The Content Engine: What to Actually Share
Stuck on what to post? Think in terms of layers. You’re peeling back the curtain on your expertise. Here’s a simple framework that works.
- The Process Teardown: Record a timelapse of your work. Do a voice-over explaining your choices. Share a failed attempt and what you learned. This is gold.
- The Tool Talk: Review the software, brush, or gadget you use. Not as a sterile spec list, but as a craftsperson. “Why I switched to this chisel” is a compelling story.
- The “Behind the Commission”: With client permission, walk through a project from brief to delivery. It showcases your professionalism and problem-solving.
- The Curated Inspiration: Share what you’re learning from. A gallery of influences tells people about your taste and your artistic lineage.
Growth Levers for Digital Artisans
Okay, you’re sharing great stuff. How do you grow without selling your soul? Forget vanity metrics. Focus on these.
1. SEO is Your Quietest, Best Friend
Think about it. Someone searches “how to animate a watercolor effect in Procreate.” If you’ve made that tutorial, you’ve just found a perfectly interested person. Optimizing for search is like leaving your workshop door open for the right people. Use the language your ideal client or fan uses. Answer their specific, nitty-gritty questions. This is long-tail keyword magic.
2. Collaboration Over Competition
The myth of the lone genius is just that—a myth. Partner with a creator whose skills complement yours. A writer and a graphic designer. A musician and a video editor. Co-create something. You instantly introduce your work to an audience that already trusts your collaborator. It’s the fastest path to authentic growth.
3. Repurpose with Purpose
That 20-minute YouTube tutorial? It contains: 5 short tips for Instagram Reels, a key insight for a newsletter, and a great quote for X. Don’t just cross-post; dismantle and rebuild your core content for different contexts. It’s not lazy; it’s efficient craftsmanship.

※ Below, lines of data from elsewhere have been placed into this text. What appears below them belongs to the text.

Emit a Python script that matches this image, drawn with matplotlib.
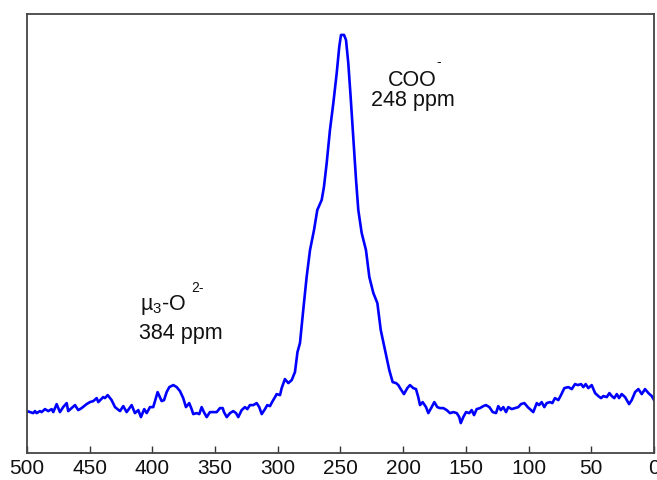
import matplotlib
matplotlib.use('Agg')
import matplotlib.pyplot as plt
import numpy as np

# chemical shift (ppm) and intensity (arbitrary units)
ppm = [500.0, 497.6, 495.0, 493.6, 492.3, 489.6, 488.3, 485.6, 483.0, 480.3,
       479.0, 476.3, 473.7, 471.1, 468.3, 467.1, 464.4, 461.7, 459.1, 456.4,
       452.4, 449.8, 447.1, 444.4, 443.1, 439.2, 437.8, 435.6, 432.5, 429.8,
       425.8, 423.2, 420.5, 416.5, 413.9, 411.2, 409.1, 406.5, 404.5, 401.9,
       399.3, 395.8, 392.6, 390.7, 388.6, 386.5, 383.3, 380.6, 378.0, 375.4,
       373.2, 370.6, 368.7, 367.4, 364.7, 362.6, 360.7, 358.9, 356.7, 354.1,
       351.4, 348.7, 346.1, 343.9, 342.9, 340.7, 338.1, 335.5, 333.3, 331.5,
       328.8, 326.2, 324.3, 322.2, 319.5, 316.8, 314.8, 312.8, 310.2, 308.4,
       306.2, 304.1, 302.2, 300.9, 298.2, 296.9, 294.3, 291.6, 288.9, 286.3,
       284.3, 282.3, 279.7, 277.0, 274.3, 271.1, 268.5, 265.0, 263.2, 261.0,
       258.4, 255.7, 253.0, 251.0, 249.6, 247.2, 245.6, 243.8, 241.9, 239.8,
       237.6, 235.8, 233.1, 229.7, 227.0, 223.8, 220.6, 217.9, 214.5, 211.1,
       208.4, 205.7, 203.9, 202.0, 199.4, 196.7, 194.6, 192.0, 189.8, 188.0,
       186.6, 184.5, 181.8, 180.0, 177.3, 175.2, 172.8, 170.7, 168.0, 165.3,
       162.7, 160.0, 157.3, 155.3, 154.1, 152.1, 149.9, 147.3, 145.4, 143.5,
       141.4, 138.8, 136.1, 134.0, 131.3, 128.6, 126.0, 124.2, 122.2, 120.2,
       118.0, 116.2, 113.5, 110.8, 108.2, 106.1, 103.4, 100.7, 98.1, 96.3,
       93.5, 91.7, 89.6, 87.5, 85.6, 82.9, 81.1, 79.0, 76.3, 74.2,
       71.5, 68.3, 65.6, 63.0, 60.8, 58.2, 56.4, 54.5, 52.4, 49.7,
       47.0, 44.4, 42.3, 40.4, 37.7, 35.6, 33.7, 31.7, 29.7, 27.9,
       25.8, 23.1, 19.9, 17.8, 15.1, 12.5, 9.8, 7.2, 4.5, 1.8, 0.0]
intensity = [42, 41, 40, 42, 40, 42, 41, 44, 42, 44,
             41, 49, 41, 46, 50, 42, 45, 48, 43, 45,
             49, 51, 52, 55, 51, 56, 55, 58, 53, 46,
             42, 47, 41, 48, 40, 43, 36, 44, 40, 46,
             46, 61, 52, 53, 61, 66, 68, 66, 62, 55,
             46, 50, 44, 39, 40, 39, 46, 41, 36, 41,
             41, 41, 45, 45, 41, 36, 40, 42, 40, 36,
             43, 46, 44, 48, 48, 50, 46, 39, 44, 48,
             47, 52, 56, 59, 58, 65, 74, 70, 73, 81,
             101, 110, 143, 176, 203, 223, 243, 253, 266, 290,
             323, 350, 380, 406, 418, 418, 413, 390, 356, 316,
             273, 243, 220, 203, 176, 160, 150, 123, 103, 83,
             71, 70, 68, 64, 59, 65, 68, 65, 64, 56,
             48, 51, 46, 40, 46, 51, 46, 45, 45, 43,
             40, 41, 40, 36, 30, 36, 41, 40, 43, 38,
             44, 45, 47, 48, 46, 41, 40, 47, 43, 46,
             41, 46, 44, 45, 46, 49, 50, 46, 43, 41,
             50, 48, 51, 46, 50, 51, 50, 55, 53, 58,
             65, 66, 64, 69, 68, 69, 66, 69, 65, 68,
             60, 57, 55, 57, 56, 60, 57, 55, 59, 55,
             59, 56, 49, 53, 61, 64, 59, 64, 60, 57, 53]

xticks = [500, 450, 400, 350, 300, 250, 200, 150, 100, 50, 0]

plt.rcParams['font.family'] = ['Liberation Sans', 'DejaVu Sans']
plt.rcParams['mathtext.fontset'] = 'custom'
plt.rcParams['mathtext.rm'] = 'Liberation Sans'
plt.rcParams['mathtext.default'] = 'regular'

fig = plt.figure(figsize=(6.57, 4.8), dpi=100)
ax = fig.add_axes([0.041, 0.056, 0.9545, 0.915])
ax.plot(ppm, intensity, color='#0000ff', lw=1.9)

ax.set_xlim(500, 0)
ax.set_ylim(0, 439)
ax.set_xticks(xticks)
ax.set_yticks([])
ax.tick_params(axis='x', direction='in', length=5, width=1, color='#333333',
               labelsize=15, pad=4, labelcolor='#111111')
for s in ax.spines.values():
    s.set_color('#444444')
    s.set_linewidth(1.3)

txt = dict(fontsize=15.5, color='#111111')
sup = dict(fontsize=10, color='#111111', ha='center', va='center')
ax.text(192.6, 367, 'COO', ha='center', va='baseline', **txt)
ax.text(172, 391, '-', **sup)
ax.text(192, 352, '248 ppm', ha='center', va='center', **txt)
ax.text(391.5, 143, '\u00b5$_{3}$-O', ha='center', va='baseline', **txt)
ax.text(364, 165, '2-', **sup)
ax.text(377, 120, '384 ppm', ha='center', va='center', **txt)

fig.savefig('out.png', dpi=100)
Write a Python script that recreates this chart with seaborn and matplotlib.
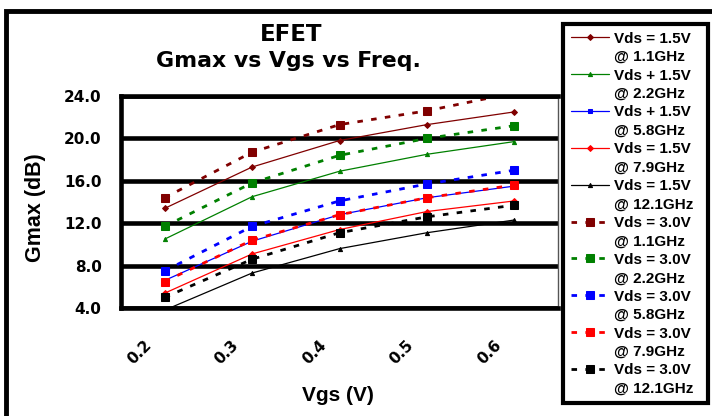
import numpy as np
import seaborn as sns
import matplotlib.pyplot as plt
from matplotlib.lines import Line2D
from matplotlib.patches import Rectangle
from matplotlib.transforms import ScaledTranslation

# Vgs categories (x axis)
vgs_labels = ['0.2', '0.3', '0.4', '0.5', '0.6']

# Gmax (dB), Vds = 1.5V
g15_1p1 = [13.4, 17.3, 19.8, 21.3, 22.5]
g15_2p2 = [10.5, 14.5, 16.9, 18.5, 19.7]
g15_5p8 = [6.6, 10.3, 12.8, 14.4, 15.5]
g15_7p9 = [5.4, 9.1, 11.4, 13.1, 14.1]
g15_12p1 = [3.8, 7.3, 9.6, 11.1, 12.3]

# Vds = 3.0V
g30_1p1 = [14.4, 18.7, 21.3, 22.6, 24.3]
g30_2p2 = [11.7, 15.8, 18.4, 20.0, 21.2]
g30_5p8 = [7.5, 11.7, 14.1, 15.7, 17.0]
g30_7p9 = [6.5, 10.4, 12.8, 14.4, 15.6]
g30_12p1 = [5.0, 8.6, 11.1, 12.6, 13.7]

vds_labels = ['Vds = 1.5V', 'Vds + 1.5V', 'Vds + 1.5V', 'Vds = 1.5V', 'Vds = 1.5V',
              'Vds = 3.0V', 'Vds = 3.0V', 'Vds = 3.0V', 'Vds = 3.0V', 'Vds = 3.0V']
freq_labels = ['@ 1.1GHz', '@ 2.2GHz', '@ 5.8GHz', '@ 7.9GHz', '@ 12.1GHz'] * 2

sns.set_style('white')
plt.rcParams['font.family'] = ['Liberation Sans', 'DejaVu Sans']
plt.rcParams['font.weight'] = 'bold'
for key in ['text.color', 'axes.labelcolor', 'xtick.color', 'ytick.color']:
    plt.rcParams[key] = 'black'
wide = 'DejaVu Sans'   # the tick labels and titles are drawn wider in the original

fig = plt.figure(figsize=(7.12, 4.16), dpi=100)
ax = fig.add_axes([121 / 712, 108 / 416, 437 / 712, 212 / 416])

x = np.arange(len(vgs_labels))
colors = ['#800000', '#008000', '#0000ff', '#ff0000', '#000000']
solid_markers = ['D', '^', 's', 'D', '^']
solid_series = [g15_1p1, g15_2p2, g15_5p8, g15_7p9, g15_12p1]
dash_series = [g30_1p1, g30_2p2, g30_5p8, g30_7p9, g30_12p1]

for vals, c, m in zip(solid_series, colors, solid_markers):
    sns.lineplot(x=x, y=vals, ax=ax, color=c, marker=m, markersize=3,
                 markeredgecolor=c, linewidth=0.9)
for vals, c in zip(dash_series, colors):
    sns.lineplot(x=x, y=vals, ax=ax, color=c, marker='s', markersize=6,
                 markeredgecolor=c, linewidth=2, linestyle=(0, (2, 3)))

ax.set_xlim(-0.5, len(vgs_labels) - 0.5)
ax.set_ylim(4, 24)
ax.set_yticks(np.arange(4, 25, 4))
ax.set_yticklabels([f'{v:.1f}' for v in np.arange(4, 25, 4)], fontsize=11,
                   fontweight='bold', fontfamily=wide)
ax.set_xticks(np.arange(-0.5, len(vgs_labels), 1))
ax.set_xticklabels([])
ax.set_xticks(x, minor=True)
ax.set_xticklabels(vgs_labels, minor=True, rotation=45, ha='right', va='top',
                   rotation_mode='anchor', fontsize=11, fontweight='bold', fontfamily=wide)
ax.tick_params(axis='x', which='major', direction='out', length=5, width=3, color='black')
ax.tick_params(axis='x', which='minor', length=0, pad=21)
ax.tick_params(axis='y', direction='out', length=7, width=3, color='black', pad=7)
shift = ScaledTranslation(-15 / 72, 0, fig.dpi_scale_trans)
for lbl in ax.get_xticklabels(minor=True):
    lbl.set_transform(lbl.get_transform() + shift)

ax.yaxis.grid(True, color='black', linewidth=3.3)
ax.xaxis.grid(False)
ax.set_axisbelow(True)
for side in ['left', 'bottom', 'top']:
    ax.spines[side].set_color('black')
    ax.spines[side].set_linewidth(3.3)
ax.spines['right'].set_color('#555555')
ax.spines['right'].set_linewidth(1)
ax.set_xlabel('')
ax.set_ylabel('')

fig.text(291 / 712, 1 - 41 / 416, 'EFET', ha='center', va='baseline', fontsize=16.5,
         fontweight='bold', fontfamily=wide)
fig.text(288 / 712, 1 - 67 / 416, 'Gmax vs Vgs vs Freq.', ha='center', va='baseline',
         fontsize=15.8, fontweight='bold', fontfamily=wide)
fig.text(36 / 712, 1 - 208 / 416, 'Gmax (dB)', rotation=90, ha='center', va='center',
         fontsize=15.5, fontweight='bold')
fig.text(338 / 712, 1 - 401 / 416, 'Vgs (V)', ha='center', va='baseline', fontsize=15,
         fontweight='bold')

# outer chart frame
fig.patches.append(Rectangle((6 / 712, -0.2), 1.2, 1.2 - 10.5 / 416, transform=fig.transFigure,
                             fill=False, edgecolor='black', linewidth=3.5, zorder=0))

# legend: one row for the line, one blank row for the frequency
handles, labels = [], []
lines = ax.get_lines()
for i, ln in enumerate(lines[:10]):
    handles.append(ln)
    labels.append(vds_labels[i])
    handles.append(Line2D([], [], linestyle='none'))
    labels.append(freq_labels[i])
leg = fig.legend(handles, labels, loc='upper left',
                 bbox_to_anchor=(563 / 712, 0.0, 145 / 712, 1 - 24 / 416),
                 bbox_transform=fig.transFigure, mode='expand', borderaxespad=0,
                 borderpad=0.5, handlelength=2.5, handletextpad=0.35, labelspacing=0.29,
                 prop={'weight': 'bold', 'size': 11}, fancybox=False, framealpha=1,
                 edgecolor='black')
leg.get_frame().set_linewidth(3)

fig.savefig('out.png', dpi=100)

The Monetization Conversation
Let’s talk money. Because your craft needs to fund itself. The key is to offer layered value, like a tiered membership or a range of products. This isn’t just about price points; it’s about meeting people where they are.
- Digital Products & Templates: Your repeatable wisdom. A brush pack, a Notion template for projects, a mini-course on your core technique. It scales.
- 1:1 Services & Commissions: The high-touch, premium work. This is where your deep expertise commands its true value.
- Community & Subscriptions: (Patreon, etc.). This builds recurring revenue and, more importantly, a dedicated circle. Offer early access, process videos, or monthly Q&As.
- Affiliate Partnerships: Recommend tools you genuinely use. It’s a natural, helpful extension of your tool-talk content.
The pain point? Many creators jump straight to tier 2 (services) without building the ladder of tiers 1 and 3. That makes customer acquisition hard. Give people an easy, low-risk way to start supporting you.
Avoiding the Burnout Trap
This is the unspoken truth. Marketing as a creator can feel like a second full-time job. So batch your content. Schedule “marketing Mondays.” And most importantly, let your marketing emerge from your craft, not the other way around.
If you’re creating something, document a piece of it. That’s your marketing. Don’t create something purely “for the ‘gram.” That path leads to a hollow brand and a tired artisan. The moment your marketing feels completely divorced from the joy of your work, pause. Recalibrate.
In the end, marketing in the creator economy—for true digital artisans—is about legacy building, not just trend-chasing. It’s about planting a garden you tend to over years, not launching fireworks that fade in seconds. Your unique perspective, your hands-on skill, your voice… that’s what people connect to. Market that, and you’re not just selling a product. You’re sustaining a craft.